Oltre che pretesto per raccontare storie, i tuoi lavori divengono anche un’occasione per parlare del linguaggio del mezzo stesso. In Post-it Book si trova il nudo, antico genere fotografico, il voyeurismo e lo sguardo, come lo svelamento e la traccia (un libro lasciato dietro di sé), veri e propri processi di costruzione dell’immagine analogica. In Wabi-Sabi la composizione e l’imperfezione. La stessa idea del trovare, lo scontro io/oggetto-realtà include in sé una relazione fotografica io/ mondo. Possiamo parlare di meta-fotografia? Volontaria o involontaria?
Quelli che hai citato sono sicuramente tutti temi che toccano la mia ricerca, ma stento a delineare in modo chiaro i confini della fotografia e a dare quindi una definizione troppo netta al mio lavoro.
Una collezionista di oggetti e storie e, forse, più di tutto, di memorie e di spazi temporali. Penso al toccante Mein Alles. Ci parli di questo progetto?

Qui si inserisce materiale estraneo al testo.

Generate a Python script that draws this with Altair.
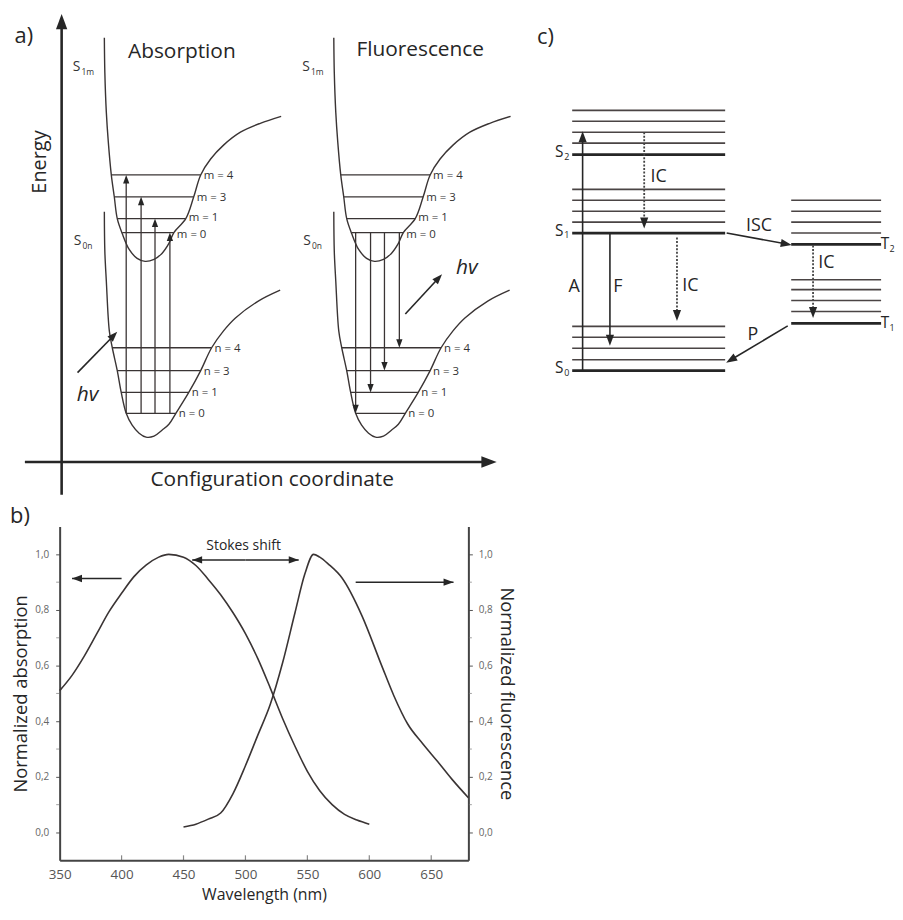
import math
import altair as alt
import pandas as pd

FONT = "Open Sans"
INK = "#262626"
LINE = "#3a3434"
W, H = 893, 904          # drawing area (page minus the 8px margin)

# ------------------------------------------------------------------
# Panel a : configuration-coordinate diagram (diagram units)
# ------------------------------------------------------------------
S1_X = [105, 105.5, 107, 109, 112, 115, 118, 123, 130, 138, 146, 155, 163, 170, 175, 187, 195, 202, 212, 225, 242, 262, 283]
S1_Y = [35, 70, 110, 140, 173, 195, 217, 232, 248, 257, 260, 258, 252, 242, 231, 217, 195, 173, 157, 143, 130, 121, 114]
S0_X = [105, 105.5, 107, 110, 113, 118, 122, 127, 133, 140, 147, 155, 163, 170, 177, 190, 202, 213, 225, 237, 260, 282]
S0_Y = [210, 250, 280, 330, 347, 370, 392, 413, 425, 433, 437, 436, 430, 424, 413, 392, 370, 347, 330, 317, 300, 289]
FL_SHIFT = 231            # fluorescence diagram drawn to the right

M_Y = [173, 195, 217, 231]
M_X0 = [112, 115, 118, 123]
M_X1 = [202, 195, 187, 175]
M_TXT = ["m = 4", "m = 3", "m = 1", "m = 0"]
M_TXT_Y = [174, 196, 216, 233]
N_Y = [347, 370, 392, 413]
N_X0 = [113, 118, 122, 127]
N_X1 = [213, 202, 190, 177]
N_TXT = ["n = 4", "n = 3", "n = 1", "n = 0"]
ABS_X = [127, 142, 156, 171]      # n=0 -> m=4,3,1,0
EM_X = [358, 373, 387, 402]       # m=0 -> n=0,1,3,4
EM_TO = [413, 392, 370, 347]

# ------------------------------------------------------------------
# Panel c : Jablonski diagram (diagram units)
# ------------------------------------------------------------------
C_SX = (576, 730)
C_TX = (796.5, 887)
C_S_THIN = [108, 119, 130, 141, 187.5, 198.5, 209.5, 220.5, 325.5, 336.5, 347.5, 359]
C_S_THICK = [152.5, 231.5, 370]
C_T_THIN = [198.5, 209.5, 220.5, 231.5, 278.5, 288.5, 299.5, 310.5]
C_T_THICK = [243, 322.5]

# ------------------------------------------------------------------
# Panel b : spectra
# ------------------------------------------------------------------
ABS_WL = [350, 360, 370, 380, 390, 400, 410, 420, 430, 438, 450, 460, 470, 480, 490, 500, 510, 520, 530, 540, 550, 560, 570, 580, 590, 600]
ABS_VAL = [0.51, 0.565, 0.635, 0.715, 0.795, 0.86, 0.92, 0.962, 0.99, 1.0, 0.99, 0.96, 0.91, 0.855, 0.79, 0.715, 0.625, 0.52, 0.41, 0.31, 0.22, 0.15, 0.10, 0.065, 0.045, 0.03]
FL_WL = [450, 460, 470, 480, 490, 500, 510, 520, 530, 540, 548, 555, 560, 567, 578, 594, 610, 620, 631, 643, 655, 667, 680]
FL_VAL = [0.02, 0.03, 0.048, 0.07, 0.14, 0.24, 0.35, 0.46, 0.61, 0.79, 0.93, 1.0, 0.99, 0.965, 0.915, 0.78, 0.60, 0.49, 0.39, 0.32, 0.256, 0.19, 0.125]
X_TICKS = [350, 400, 450, 500, 550, 600, 650]
Y_TICKS = [0, 0.2, 0.4, 0.6, 0.8, 1.0]
Y_MINOR = [0.1, 0.3, 0.5, 0.7, 0.9]

HEAD = "M0,0L-0.5,1.35L0.5,1.35Z"   # arrow head, tip at the anchor point

DX = alt.Scale(domain=[8, 8 + W], range=[0, W], nice=False, zero=False)
DY = alt.Scale(domain=[8, 8 + H], range=[0, H], nice=False, zero=False)


def ang(x0, y0, x1, y1, sx=1.0, sy=1.0):
    return math.degrees(math.atan2((x1 - x0) * sx, -(y1 - y0) * sy)) % 360


def enc_d(extra=None):
    e = dict(x=alt.X("x:Q", scale=DX, axis=None), y=alt.Y("y:Q", scale=DY, axis=None))
    if extra:
        e.update(extra)
    return e


def rules(rows, width, color=LINE, dash=None):
    df = pd.DataFrame(rows, columns=["x", "y", "x2", "y2"])
    kw = dict(color=color, strokeWidth=width)
    if dash:
        kw["strokeDash"] = dash
    return alt.Chart(df).mark_rule(**kw).encode(**enc_d({"x2": "x2:Q", "y2": "y2:Q"}))


def heads(rows, size, color=INK):
    # rows: (x_from, y_from, x_tip, y_tip)
    df = pd.DataFrame([{"x": r[2], "y": r[3], "angle": ang(*r)} for r in rows])
    return alt.Chart(df).mark_point(shape=HEAD, filled=True, size=size, opacity=1,
                                    color=color, strokeWidth=0).encode(
        **enc_d({"angle": alt.Angle("angle:Q", scale=None)}))


def texts(rows, size, **kw):
    df = pd.DataFrame(rows, columns=["x", "y", "t"])
    opts = dict(font=FONT, fontSize=size, color=INK)
    opts.update(kw)
    return alt.Chart(df).mark_text(**opts).encode(**enc_d({"text": "t:N"}))


# ---------- panel a layers ----------
curve_rows = []
for cid, (xs, ys, sh) in enumerate([(S1_X, S1_Y, 0), (S0_X, S0_Y, 0),
                                    (S1_X, S1_Y, FL_SHIFT), (S0_X, S0_Y, FL_SHIFT)]):
    for i, (xx, yy) in enumerate(zip(xs, ys)):
        curve_rows.append({"x": xx + sh, "y": yy, "i": i, "c": cid})
curves = alt.Chart(pd.DataFrame(curve_rows)).mark_line(
    color=LINE, strokeWidth=1.4, interpolate="catmull-rom").encode(
    **enc_d({"detail": "c:N", "order": "i:Q"}))

level_rows = []
for sh in (0, FL_SHIFT):
    for y, a, b in zip(M_Y, M_X0, M_X1):
        level_rows.append((a + sh, y, b + sh, y))
    for y, a, b in zip(N_Y, N_X0, N_X1):
        level_rows.append((a + sh, y, b + sh, y))
levels_a = rules(level_rows, 1.3)

abs_arrows = [(x, N_Y[3], x, y) for x, y in zip(ABS_X, M_Y)]
em_arrows = [(x, M_Y[3], x, y) for x, y in zip(EM_X, EM_TO)]
trans = rules([(a, b, c, d + (4 if d < b else -4)) for a, b, c, d in abs_arrows + em_arrows], 1.3)
trans_heads = heads(abs_arrows + em_arrows, 160)

hv_arrows = [(78, 372, 118, 331), (408, 313, 445, 273)]
hv_lines = rules([(a, b, c - 0.7 * (c - a) / 8, d - 0.7 * (d - b) / 8) for a, b, c, d in hv_arrows], 1.6, color=INK)
hv_heads = heads(hv_arrows, 230)

axes_a = rules([(62, 495, 62, 22), (25, 462, 488, 462)], 2.6, color=INK)
axes_heads = heads([(62, 495, 62, 11), (25, 462, 500, 462)], 520)

lvl_labels = []
for sh in (0, FL_SHIFT):
    for y, b, t in zip(M_TXT_Y, M_X1, M_TXT):
        lvl_labels.append((b + sh + 3, y, t))
    for y, b, t in zip(N_Y, N_X1, N_TXT):
        lvl_labels.append((b + sh + 3, y + 1, t))
lvl_text = texts(lvl_labels, 11.5, align="left", color="#333333")

s_main = texts([(77, 64, "S"), (78, 240, "S"), (77 + FL_SHIFT, 64, "S"), (78 + FL_SHIFT, 240, "S")], 14, color="#333333")
s_sub = texts([(82, 69, "1m"), (83, 245, "0n"), (82 + FL_SHIFT, 69, "1m"), (83 + FL_SHIFT, 245, "0n")], 8.5,
              align="left", color="#333333")

titles_a = texts([(183, 49, "Absorption"), (423, 47, "Fluorescence"), (274, 480, "Configuration coordinate")], 21)
energy = texts([(40, 160, "Energy")], 20, angle=270)
hv_text = texts([(88, 395, "hv"), (470, 267, "hv")], 21, fontStyle="italic")
panel_lbl = texts([(24, 33, "a)"), (549, 34, "c)")], 22)

# ---------- panel c layers ----------
c_thin = rules([(C_SX[0], y, C_SX[1], y) for y in C_S_THIN] + [(C_TX[0], y, C_TX[1], y) for y in C_T_THIN], 1.6, color="#4a4444")
c_thick = rules([(C_SX[0], y, C_SX[1], y) for y in C_S_THICK] + [(C_TX[0], y, C_TX[1], y) for y in C_T_THICK], 2.8, color=INK)
c_solid = [(586.5, 370, 586.5, 129), (614, 231.5, 614, 345), (731.5, 231.5, 797, 243.5), (793, 325, 731, 362)]
c_dot = [(648.5, 130, 648.5, 227), (681.5, 236, 681.5, 320), (818.5, 244, 818.5, 317)]
c_solid_l = rules([(a, b, c - 0.6 * (c - a) / max(abs(c - a), abs(d - b)) * 6, d - 0.6 * (d - b) / max(abs(c - a), abs(d - b)) * 6)
                   for a, b, c, d in c_solid], 1.6, color=INK)
c_dot_l = rules([(a, b, c, d - 5) for a, b, c, d in c_dot], 1.8, color="#444444", dash=[2, 1.6])
c_heads = heads(c_solid + c_dot, 270)
c_text = texts([(578, 286, "A"), (622, 286, "F"), (663, 175, "IC"), (695, 285, "IC"), (832, 262, "IC"),
                (764, 224, "ISC"), (758, 334, "P")], 18)
c_s = texts([(563, 150, "S"), (563, 229, "S"), (563, 367, "S"), (891, 243, "T"), (891, 322.5, "T")], 15.5)
c_sub = texts([(568, 155, "2"), (568, 234, "1"), (568, 372, "0"), (895.5, 248, "2"), (895.5, 327.5, "1")], 9, align="left")

diagram = alt.layer(curves, levels_a, trans, trans_heads, hv_lines, hv_heads, axes_a, axes_heads,
                    lvl_text, s_main, s_sub, titles_a, energy, hv_text, panel_lbl,
                    c_thin, c_thick, c_solid_l, c_dot_l, c_heads, c_text, c_s, c_sub)

# ---------- panel b ----------
XB = alt.Scale(domain=[350, 680], range=[52, 463.5], nice=False, zero=False)
YB = alt.Scale(domain=[-0.1, 1.1], range=[855, 519], nice=False, zero=False)
YB2 = alt.Scale(domain=[-0.1, 1.1], range=[855, 519], nice=False, zero=False)
PX_PER_NM, PX_PER_UNIT = 411.5 / 330, 336 / 1.2

X_AXIS = alt.Axis(values=X_TICKS, title="Wavelength (nm)", orient="bottom", offset=-(H - 855), ticks=False,
                  labelFlush=False, labelPadding=7, labelFont=FONT, labelFontSize=13.5, labelColor="#555555",
                  titleFont=FONT, titleFontSize=16, titleFontWeight="normal", titleColor=INK, titlePadding=6,
                  domainColor="#444444", domainWidth=2, grid=False)
YL_AXIS = alt.Axis(values=Y_TICKS, format=".1f", labelExpr="replace(datum.label, '.', ',')", orient="left",
                   offset=-52, title="Normalized absorption", tickSize=4, tickColor="#555555", tickWidth=1,
                   labelFont=FONT, labelFontSize=10, labelColor="#666666", labelPadding=7,
                   titleFont=FONT, titleFontSize=18.5, titleFontWeight="normal", titleColor=INK, titlePadding=4,
                   domainColor="#444444", domainWidth=2, grid=False)
YR_AXIS = alt.Axis(values=Y_TICKS, format=".1f", labelExpr="replace(datum.label, '.', ',')", orient="right",
                   offset=-(W - 463.5), title="Normalized fluorescence", tickSize=4, tickColor="#555555", tickWidth=1,
                   labelFont=FONT, labelFontSize=10, labelColor="#666666", labelPadding=6,
                   titleFont=FONT, titleFontSize=18.5, titleFontWeight="normal", titleColor=INK, titlePadding=4,
                   domainColor="#444444", domainWidth=2, grid=False)


def bx(f):
    return alt.X(f"{f}:Q", scale=XB, axis=X_AXIS)


def by(f):
    return alt.Y(f"{f}:Q", scale=YB, axis=YL_AXIS)


abs_line = alt.Chart(pd.DataFrame({"wl": ABS_WL, "v": ABS_VAL})).mark_line(
    color=LINE, strokeWidth=1.6, interpolate="monotone").encode(x=bx("wl"), y=by("v"))

b_arrow_rows = [(400, 0.913, 360, 0.913), (589, 0.90, 668, 0.90), (500, 0.98, 457, 0.98), (500, 0.98, 543, 0.98)]
b_lines = alt.Chart(pd.DataFrame([{"wl": a, "v": b, "x2": c, "y2": d} for a, b, c, d in b_arrow_rows])).mark_rule(
    color=INK, strokeWidth=1.6).encode(x=bx("wl"), y=by("v"), x2="x2:Q", y2="y2:Q")
b_heads = alt.Chart(pd.DataFrame([{"wl": c, "v": d, "angle": ang(a, b, c, d, PX_PER_NM, -PX_PER_UNIT)}
                                  for a, b, c, d in b_arrow_rows])).mark_point(
    shape=HEAD, filled=True, size=220, opacity=1, color=INK, strokeWidth=0).encode(
    x=bx("wl"), y=by("v"), angle=alt.Angle("angle:Q", scale=None))
b_text = alt.Chart(pd.DataFrame({"wl": [498.5], "v": [1.03], "t": ["Stokes shift"]})).mark_text(
    font=FONT, fontSize=14, color=INK).encode(x=bx("wl"), y=by("v"), text="t:N")
b_label = alt.Chart(pd.DataFrame({"wl": [318], "v": [1.136], "t": ["b)"]})).mark_text(
    font=FONT, fontSize=22, color=INK).encode(x=bx("wl"), y=by("v"), text="t:N")
x_in_ticks = alt.Chart(pd.DataFrame({"wl": X_TICKS[1:], "v": [-0.1] * 6})).mark_tick(
    orient="vertical", size=5, thickness=1.2, yOffset=-2.5, color="#555555").encode(x=bx("wl"), y=by("v"))
minor_l = alt.Chart(pd.DataFrame({"wl": [350] * 5, "v": Y_MINOR})).mark_tick(
    orient="horizontal", size=3, thickness=1, xOffset=-2, color="#777777").encode(x=bx("wl"), y=by("v"))
minor_r = alt.Chart(pd.DataFrame({"wl": [680] * 5, "v": Y_MINOR})).mark_tick(
    orient="horizontal", size=3, thickness=1, xOffset=2, color="#777777").encode(x=bx("wl"), y=by("v"))

b_left = alt.layer(abs_line, b_lines, b_heads, b_text, b_label, x_in_ticks, minor_l, minor_r)
fl_line = alt.Chart(pd.DataFrame({"wl": FL_WL, "v": FL_VAL})).mark_line(
    color=LINE, strokeWidth=1.6, interpolate="monotone").encode(
    x=bx("wl"), y=alt.Y("v:Q", scale=YB2, axis=YR_AXIS))

panel_b = alt.layer(b_left, fl_line).resolve_scale(y="independent")

chart = alt.layer(diagram, panel_b).resolve_scale(x="independent", y="independent").properties(
    width=W, height=H, padding=0, autosize=alt.AutoSizeParams(type="none"),
    background="white").configure_view(stroke=None)

chart.save("out.html", embed_options={"renderer": "svg", "actions": False})
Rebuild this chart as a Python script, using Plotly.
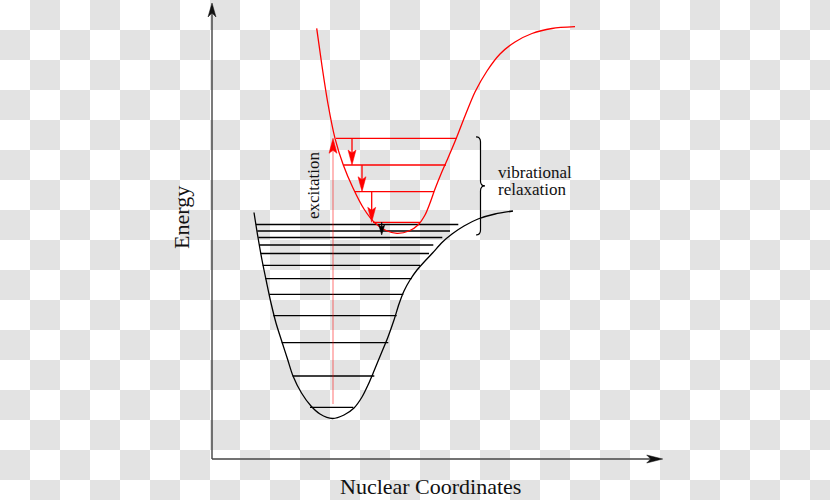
import plotly.graph_objects as go

# ---- data (x: nuclear coordinate, E: energy; origin at the drawn axes) ----
# ground-state curve (pixel offsets from the axis origin)
ground_x = [42, 46, 50, 54.5, 59, 64, 70, 75.5, 81, 89.5, 99, 108, 120.5,
            132, 142, 150, 156, 162, 169, 176, 182, 187, 192, 198, 205, 213, 221, 230, 240, 252, 266, 283, 301]
ground_E = [246.5, 221.5, 199, 177, 156, 136, 117, 100, 83, 66, 53, 45, 40.5,
            44, 51, 62, 74, 88, 105, 122, 139, 155, 168, 179, 189, 198, 206.5, 216.5, 225, 233, 240, 245, 248]

ground_level_E = [234.5, 228, 221.5, 214, 205.5, 193.7, 180.3, 164.7, 143.3, 116.3, 83, 51.7]
ground_level_left = [44, 45.3, 46.3, 47.3, 48.7, 50.7, 53, 57.3, 61.3, 69.7, 80.7, 98]
ground_level_right = [246.3, 238, 230.3, 221.3, 217, 208, 199.7, 191.3, 184.7, 176.3, 162.3, 141.3]

# excited-state curve
excited_x = [104.7, 110, 116, 123, 131.3, 141, 152, 163, 174, 185, 197, 206, 213, 218, 223,
             229, 236, 244, 253, 263, 275, 288, 303, 320, 340, 363]
excited_E = [430.7, 393, 355, 320.7, 294, 271, 250, 236, 228.5, 225.7, 228, 234, 244, 256, 270,
             285, 301, 320, 343, 367, 388, 405, 417, 425.5, 430.5, 432.3]

excited_level_E = [320.7, 294, 267.3, 236.7]
excited_level_left = [124, 131.3, 143, 161]
excited_level_right = [244.7, 234, 222, 208]

relax_arrow_x = [140, 150, 159.7]          # red arrows between successive excited levels
final_arrow_x = 169.7                       # small black arrow to the minimum
final_arrow_E = [236.7, 224]
excitation_x = 121
excitation_E = [55, 320.7]

axis_x_end = 450.7
axis_E_end = 456

RED = "#ff0000"
FONT = "Liberation Serif, Times New Roman, serif"

fig = go.Figure()


def head(tip_x, tip_y, dx, dy, L, W, notch, color):
    nx, ny = -dy, dx
    bx, by = tip_x - L * dx, tip_y - L * dy
    mx, my = tip_x - (L - notch) * dx, tip_y - (L - notch) * dy
    xs = [tip_x, bx + W / 2 * nx, mx, bx - W / 2 * nx, tip_x]
    ys = [tip_y, by + W / 2 * ny, my, by - W / 2 * ny, tip_y]
    fig.add_trace(go.Scatter(x=xs, y=ys, mode="lines", fill="toself", fillcolor=color,
                             line=dict(color=color, width=0.5), hoverinfo="skip"))


def line(xs, ys, color, width, shape="linear"):
    fig.add_trace(go.Scatter(x=xs, y=ys, mode="lines",
                             line=dict(color=color, width=width, shape=shape, smoothing=0.8),
                             hoverinfo="skip"))


# axes
line([0, 0], [0, axis_E_end - 8], "#222", 1.2)
head(0, axis_E_end, 0, 1, 14, 8, 4, "#111")
line([0, axis_x_end - 8], [0, 0], "#444", 1.4)
head(axis_x_end, 0, 1, 0, 16, 8, 4, "#111")

# ground state
line(ground_x, ground_E, "black", 1.3, "spline")
for e, l, r in zip(ground_level_E, ground_level_left, ground_level_right):
    line([l, r], [e, e], "black", 1.3)

# excitation arrow
line([excitation_x, excitation_x], [excitation_E[0], excitation_E[1] - 10], "rgba(255,0,0,0.55)", 1)
head(excitation_x, excitation_E[1], 0, 1, 15, 8, 3, RED)

# excited state
line(excited_x, excited_E, RED, 1.3, "spline")
for e, l, r in zip(excited_level_E, excited_level_left, excited_level_right):
    line([l, r], [e, e], RED, 1.3)

for i, ax_ in enumerate(relax_arrow_x):
    top, bot = excited_level_E[i], excited_level_E[i + 1]
    line([ax_, ax_], [top, bot + 10], RED, 1.3)
    head(ax_, bot, 0, -1, 15, 8, 3, RED)

line([final_arrow_x, final_arrow_x], [final_arrow_E[0], final_arrow_E[1] + 6], "black", 1.2)
head(final_arrow_x, final_arrow_E[1], 0, -1, 10, 6, 2, "black")

# brace
bx0, bx1, bt = 264, 268.5, 273
btop, bbot = excited_level_E[0] + 1.5, final_arrow_E[1]
bmid = (btop + bbot) / 2
path = (f"M {bx0},{btop} Q {bx1},{btop} {bx1},{btop-5} L {bx1},{bmid+5} "
        f"Q {bx1},{bmid} {bt},{bmid} Q {bx1},{bmid} {bx1},{bmid-5} L {bx1},{bbot+5} "
        f"Q {bx1},{bbot} {bx0},{bbot}")
fig.add_shape(type="path", path=path, xref="x", yref="y", line=dict(color="black", width=1.2))

# texts
ann = [
    dict(x=285, y=286.5, text="vibrational", xanchor="left", yanchor="middle", font=dict(size=17)),
    dict(x=285, y=269.5, text="relaxation", xanchor="left", yanchor="middle", font=dict(size=17)),
    dict(x=101, y=274, text="excitation", textangle=-90, xanchor="center", yanchor="middle", font=dict(size=17)),
    dict(x=-31, y=241, text="Energy", textangle=-90, xanchor="center", yanchor="middle", font=dict(size=22)),
    dict(x=218.5, y=-27, text="Nuclear Coordinates", xanchor="center", yanchor="middle", font=dict(size=22)),
]
for a in ann:
    a["font"].update(family=FONT, color="#111")
    fig.add_annotation(showarrow=False, xref="x", yref="y", borderpad=0, **a)

# checkerboard background (transparent-image look)
W, H, S = 830, 500, 30
for r in range(H // S + 1):
    for c in range(W // S + 1):
        if (r + c) % 2 == 1:
            fig.add_shape(type="rect", xref="paper", yref="paper", layer="below",
                          x0=c * S / W, x1=(c + 1) * S / W,
                          y0=1 - (r + 1) * S / H, y1=1 - r * S / H,
                          line=dict(width=0), fillcolor="#e3e3e3")

fig.update_layout(
    width=W, height=H, margin=dict(l=0, r=0, t=0, b=0),
    paper_bgcolor="white", plot_bgcolor="rgba(0,0,0,0)", showlegend=False,
    xaxis=dict(range=[-212, 618], visible=False, fixedrange=True),
    yaxis=dict(range=[-41, 459], visible=False, fixedrange=True),
)

fig.write_html("out.html", config={"displayModeBar": False},
               post_script="document.body.style.margin='0';document.body.style.overflow='hidden';")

Sono effettivamente una collezionista compulsiva, e spesso la fotografia rappresenta per me un modo per archiviare ciò che per ragioni di spazio o tempo è incollezionabile. Non ho temi specifici, ma colleziono oggetti anche di poco valore che ritengo evocativi. Mein Alles è una riflessione visiva sulla corrispondenza avvenuta nel 1860 fra Anton e Mathilda, amanti clandestini.
Ho collaborato Theodor Schmidt, collezionista di diari del XIX secolo e studioso di germanistica, che ha ritrovato e ricomposto la corrispondenza. Una serie di poster fotografici stampati a contatto danno forma alle parole e a un “Non-ti-scordar-di-me” contenuto nelle lettere; un vinile fa eco alla rilettura del testo.
Molto affascinante è anche Framed Memories (on going), una serie di immagini raccolte in giro per il mondo e presentate in modo tale da privarne in parte la visione. Sono infatti coperte da un passe-partout nero che ne lascia intravedere solo un frammento. Disse una volta Marcel Duchamp: “È lo sguardo che fa l’opera”…
Sì, decisamente nel mio caso è lo sguardo, il mio ma anche quello di chi fruisce il lavoro che, insieme al processo di creazione, compone l’opera. In Framed Memories, come anche in The Post-it Book, è basilare l’interazione del mio lavoro con lo sguardo dell’osservatore che svela a suo modo la maschera.
Tornando ad Unseen Photo Fair 2015, Hulshoff Pol ha commentato a riguardo: “Gli artisti stanno ampliando i confini della fotografia e creano crossover con altri mezzi espressivi, come la pittura e la scultura. […] La fotografia è diventata un materiale con cui sperimentare e il processo di lavoro e sempre più in primo piano. Inoltre notiamo un ritorno, dopo il boom del digitale, alla manualità e alle competenze artigianali. Un’altra tendenza diffusa e quella dell’astrazione”. Cosa ne pensi?
Il mio approccio è sempre stato questo e credo che adesso sia quanto mai interessante sperimentare e oltrepassare i confini. Ho scelto la fotografia come linguaggio primario, che ho sempre “maltrattato” giocando a forzarne i limiti tecnici e rendendo il processo ibrido e impuro.